TASK BRIEF — Leave out the pictures and print only the lines from the one with "What Chart.js code" through the one with "const GRID = '#878787';", exactly as they are.

PROVIDED INFORMATION —
────
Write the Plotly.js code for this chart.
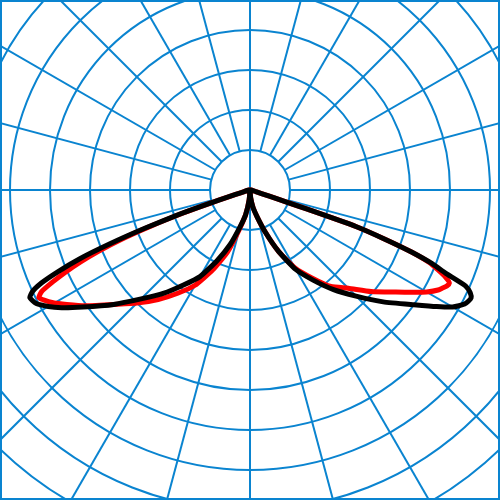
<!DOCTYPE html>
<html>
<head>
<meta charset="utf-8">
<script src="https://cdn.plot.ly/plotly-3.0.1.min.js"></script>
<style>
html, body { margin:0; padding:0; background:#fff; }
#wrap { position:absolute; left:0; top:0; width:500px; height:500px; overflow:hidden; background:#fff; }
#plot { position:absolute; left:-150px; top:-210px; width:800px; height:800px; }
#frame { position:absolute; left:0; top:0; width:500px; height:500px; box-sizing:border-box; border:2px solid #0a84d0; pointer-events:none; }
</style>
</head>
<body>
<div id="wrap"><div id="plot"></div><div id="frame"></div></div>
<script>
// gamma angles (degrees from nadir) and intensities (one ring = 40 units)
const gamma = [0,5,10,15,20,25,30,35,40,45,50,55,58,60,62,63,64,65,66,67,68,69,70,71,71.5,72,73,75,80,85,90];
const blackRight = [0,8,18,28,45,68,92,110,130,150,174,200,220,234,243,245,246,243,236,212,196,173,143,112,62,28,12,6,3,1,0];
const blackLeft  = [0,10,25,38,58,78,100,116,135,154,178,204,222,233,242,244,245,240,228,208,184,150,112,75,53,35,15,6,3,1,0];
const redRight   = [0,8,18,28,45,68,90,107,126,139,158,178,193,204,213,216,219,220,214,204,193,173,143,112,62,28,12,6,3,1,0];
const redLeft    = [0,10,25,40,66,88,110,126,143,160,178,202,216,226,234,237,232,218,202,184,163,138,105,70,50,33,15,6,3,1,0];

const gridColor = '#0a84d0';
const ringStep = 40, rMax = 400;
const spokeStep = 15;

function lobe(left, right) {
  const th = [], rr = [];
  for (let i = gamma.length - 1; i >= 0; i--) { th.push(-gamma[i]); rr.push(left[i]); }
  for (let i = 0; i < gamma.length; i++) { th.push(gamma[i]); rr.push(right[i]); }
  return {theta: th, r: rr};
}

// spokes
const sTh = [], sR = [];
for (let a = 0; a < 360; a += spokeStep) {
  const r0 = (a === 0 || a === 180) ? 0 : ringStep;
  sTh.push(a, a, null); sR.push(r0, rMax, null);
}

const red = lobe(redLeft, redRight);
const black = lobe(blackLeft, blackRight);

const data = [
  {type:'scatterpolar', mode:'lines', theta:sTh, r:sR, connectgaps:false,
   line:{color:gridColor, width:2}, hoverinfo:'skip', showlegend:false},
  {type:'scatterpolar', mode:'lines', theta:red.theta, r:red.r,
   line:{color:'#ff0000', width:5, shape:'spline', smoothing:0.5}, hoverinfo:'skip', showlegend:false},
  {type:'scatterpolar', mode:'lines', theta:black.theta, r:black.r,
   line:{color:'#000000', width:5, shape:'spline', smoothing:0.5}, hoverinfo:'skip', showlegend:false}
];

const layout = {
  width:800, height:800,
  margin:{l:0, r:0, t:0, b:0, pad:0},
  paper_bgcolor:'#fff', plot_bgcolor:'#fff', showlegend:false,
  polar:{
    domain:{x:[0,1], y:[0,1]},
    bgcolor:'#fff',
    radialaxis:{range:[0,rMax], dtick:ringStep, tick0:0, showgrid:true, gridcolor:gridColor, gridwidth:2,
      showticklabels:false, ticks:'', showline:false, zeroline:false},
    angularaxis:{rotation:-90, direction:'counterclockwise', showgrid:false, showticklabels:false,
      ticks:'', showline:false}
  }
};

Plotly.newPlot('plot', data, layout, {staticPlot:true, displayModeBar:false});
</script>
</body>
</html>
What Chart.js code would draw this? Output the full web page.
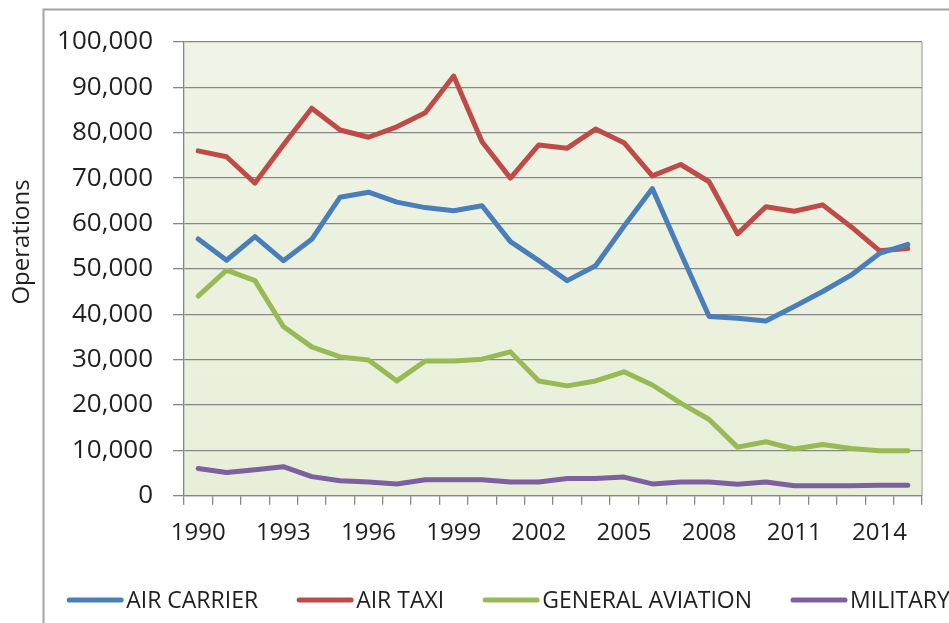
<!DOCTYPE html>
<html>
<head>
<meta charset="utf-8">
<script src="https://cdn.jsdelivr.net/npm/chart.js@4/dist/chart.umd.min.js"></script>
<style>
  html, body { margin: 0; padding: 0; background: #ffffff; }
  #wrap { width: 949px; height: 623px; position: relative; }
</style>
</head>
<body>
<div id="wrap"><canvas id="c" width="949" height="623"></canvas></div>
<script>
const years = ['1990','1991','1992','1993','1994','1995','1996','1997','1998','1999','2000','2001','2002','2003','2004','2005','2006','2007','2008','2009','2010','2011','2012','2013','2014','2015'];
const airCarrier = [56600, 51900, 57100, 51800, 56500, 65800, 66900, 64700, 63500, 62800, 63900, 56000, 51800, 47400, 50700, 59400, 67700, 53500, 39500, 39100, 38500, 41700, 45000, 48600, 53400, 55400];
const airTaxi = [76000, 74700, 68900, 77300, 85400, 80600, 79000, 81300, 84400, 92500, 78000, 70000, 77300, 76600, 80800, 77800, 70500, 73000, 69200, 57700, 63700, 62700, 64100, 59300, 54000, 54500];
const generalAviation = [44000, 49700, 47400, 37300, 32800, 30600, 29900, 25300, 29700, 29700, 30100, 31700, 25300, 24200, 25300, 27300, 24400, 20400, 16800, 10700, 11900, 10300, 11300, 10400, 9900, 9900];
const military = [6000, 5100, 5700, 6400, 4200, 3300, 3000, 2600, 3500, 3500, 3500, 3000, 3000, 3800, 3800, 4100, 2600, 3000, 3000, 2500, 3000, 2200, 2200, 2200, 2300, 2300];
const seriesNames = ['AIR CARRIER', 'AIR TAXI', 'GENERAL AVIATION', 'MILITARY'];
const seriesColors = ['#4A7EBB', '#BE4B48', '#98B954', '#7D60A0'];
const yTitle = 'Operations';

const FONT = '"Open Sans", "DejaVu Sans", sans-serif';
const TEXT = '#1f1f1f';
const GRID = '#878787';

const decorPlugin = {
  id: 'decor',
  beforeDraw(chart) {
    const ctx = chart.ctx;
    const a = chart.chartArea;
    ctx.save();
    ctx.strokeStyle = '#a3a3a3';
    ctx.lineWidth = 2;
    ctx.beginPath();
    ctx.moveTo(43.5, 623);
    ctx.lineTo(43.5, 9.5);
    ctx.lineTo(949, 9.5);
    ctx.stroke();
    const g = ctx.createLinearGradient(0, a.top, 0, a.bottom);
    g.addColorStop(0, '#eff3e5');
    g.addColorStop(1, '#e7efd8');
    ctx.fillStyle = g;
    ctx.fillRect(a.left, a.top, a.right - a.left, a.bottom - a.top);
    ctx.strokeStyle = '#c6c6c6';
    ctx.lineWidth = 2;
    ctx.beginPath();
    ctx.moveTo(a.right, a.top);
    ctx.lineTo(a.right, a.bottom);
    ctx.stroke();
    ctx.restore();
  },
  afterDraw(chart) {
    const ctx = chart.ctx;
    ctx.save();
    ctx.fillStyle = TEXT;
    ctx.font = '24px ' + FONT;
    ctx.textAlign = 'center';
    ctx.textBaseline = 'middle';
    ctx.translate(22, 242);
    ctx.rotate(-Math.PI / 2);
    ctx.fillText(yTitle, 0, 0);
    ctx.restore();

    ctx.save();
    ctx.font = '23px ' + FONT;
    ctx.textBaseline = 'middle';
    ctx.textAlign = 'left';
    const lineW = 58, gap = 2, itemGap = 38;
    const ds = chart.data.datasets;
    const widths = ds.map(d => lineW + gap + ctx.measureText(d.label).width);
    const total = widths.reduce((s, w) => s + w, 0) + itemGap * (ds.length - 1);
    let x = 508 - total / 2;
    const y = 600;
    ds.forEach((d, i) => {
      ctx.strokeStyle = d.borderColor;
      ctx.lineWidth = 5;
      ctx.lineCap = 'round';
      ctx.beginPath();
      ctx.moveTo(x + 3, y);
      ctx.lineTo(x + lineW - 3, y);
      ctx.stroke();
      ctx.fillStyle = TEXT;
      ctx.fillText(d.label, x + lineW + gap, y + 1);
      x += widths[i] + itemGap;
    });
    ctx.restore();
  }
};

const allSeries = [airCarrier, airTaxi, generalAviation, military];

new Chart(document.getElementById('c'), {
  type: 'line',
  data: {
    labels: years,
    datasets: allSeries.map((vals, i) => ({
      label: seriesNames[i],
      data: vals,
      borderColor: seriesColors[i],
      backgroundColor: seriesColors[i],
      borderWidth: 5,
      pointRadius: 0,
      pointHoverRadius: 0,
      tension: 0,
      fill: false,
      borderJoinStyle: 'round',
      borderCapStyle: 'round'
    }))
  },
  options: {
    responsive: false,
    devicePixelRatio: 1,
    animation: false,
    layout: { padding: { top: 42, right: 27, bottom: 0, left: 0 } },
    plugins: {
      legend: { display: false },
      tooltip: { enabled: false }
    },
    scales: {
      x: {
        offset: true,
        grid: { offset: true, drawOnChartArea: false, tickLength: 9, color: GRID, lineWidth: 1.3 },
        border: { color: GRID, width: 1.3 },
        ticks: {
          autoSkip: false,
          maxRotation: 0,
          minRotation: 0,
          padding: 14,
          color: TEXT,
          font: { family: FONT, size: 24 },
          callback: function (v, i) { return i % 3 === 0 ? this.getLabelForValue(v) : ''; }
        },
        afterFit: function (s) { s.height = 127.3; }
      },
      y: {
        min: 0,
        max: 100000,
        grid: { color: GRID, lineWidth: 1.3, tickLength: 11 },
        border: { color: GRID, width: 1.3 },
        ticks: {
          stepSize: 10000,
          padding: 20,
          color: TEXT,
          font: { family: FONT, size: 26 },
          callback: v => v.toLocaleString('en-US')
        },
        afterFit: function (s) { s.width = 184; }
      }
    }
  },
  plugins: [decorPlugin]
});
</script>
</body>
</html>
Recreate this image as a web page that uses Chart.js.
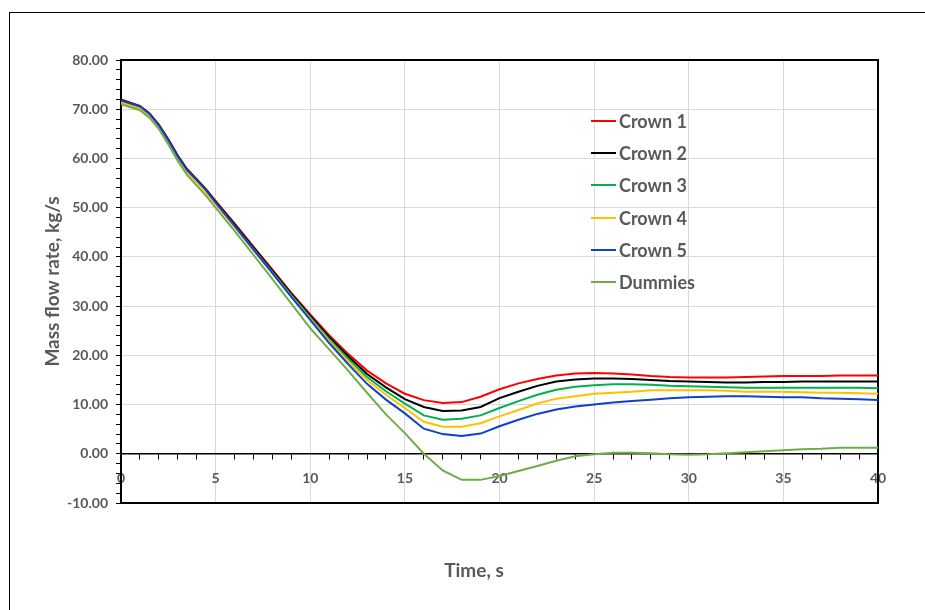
────
WRITTEN ANSWER —
What Chart.js code would draw this? Output the full web page.
<!DOCTYPE html>
<html>
<head>
<meta charset="utf-8">
<script src="https://cdn.jsdelivr.net/npm/chart.js@4/dist/chart.umd.min.js"></script>
<style>
  html, body { margin: 0; padding: 0; background: #ffffff; }
  #wrap { width: 949px; height: 623px; position: relative; }
</style>
</head>
<body>
<div id="wrap"><canvas id="c" width="949" height="623"></canvas></div>
<script>
const years = ['1990','1991','1992','1993','1994','1995','1996','1997','1998','1999','2000','2001','2002','2003','2004','2005','2006','2007','2008','2009','2010','2011','2012','2013','2014','2015'];
const airCarrier = [56600, 51900, 57100, 51800, 56500, 65800, 66900, 64700, 63500, 62800, 63900, 56000, 51800, 47400, 50700, 59400, 67700, 53500, 39500, 39100, 38500, 41700, 45000, 48600, 53400, 55400];
const airTaxi = [76000, 74700, 68900, 77300, 85400, 80600, 79000, 81300, 84400, 92500, 78000, 70000, 77300, 76600, 80800, 77800, 70500, 73000, 69200, 57700, 63700, 62700, 64100, 59300, 54000, 54500];
const generalAviation = [44000, 49700, 47400, 37300, 32800, 30600, 29900, 25300, 29700, 29700, 30100, 31700, 25300, 24200, 25300, 27300, 24400, 20400, 16800, 10700, 11900, 10300, 11300, 10400, 9900, 9900];
const military = [6000, 5100, 5700, 6400, 4200, 3300, 3000, 2600, 3500, 3500, 3500, 3000, 3000, 3800, 3800, 4100, 2600, 3000, 3000, 2500, 3000, 2200, 2200, 2200, 2300, 2300];
const seriesNames = ['AIR CARRIER', 'AIR TAXI', 'GENERAL AVIATION', 'MILITARY'];
const seriesColors = ['#4A7EBB', '#BE4B48', '#98B954', '#7D60A0'];
const yTitle = 'Operations';

const FONT = '"Open Sans", "DejaVu Sans", sans-serif';
const TEXT = '#1f1f1f';
const GRID = '#878787';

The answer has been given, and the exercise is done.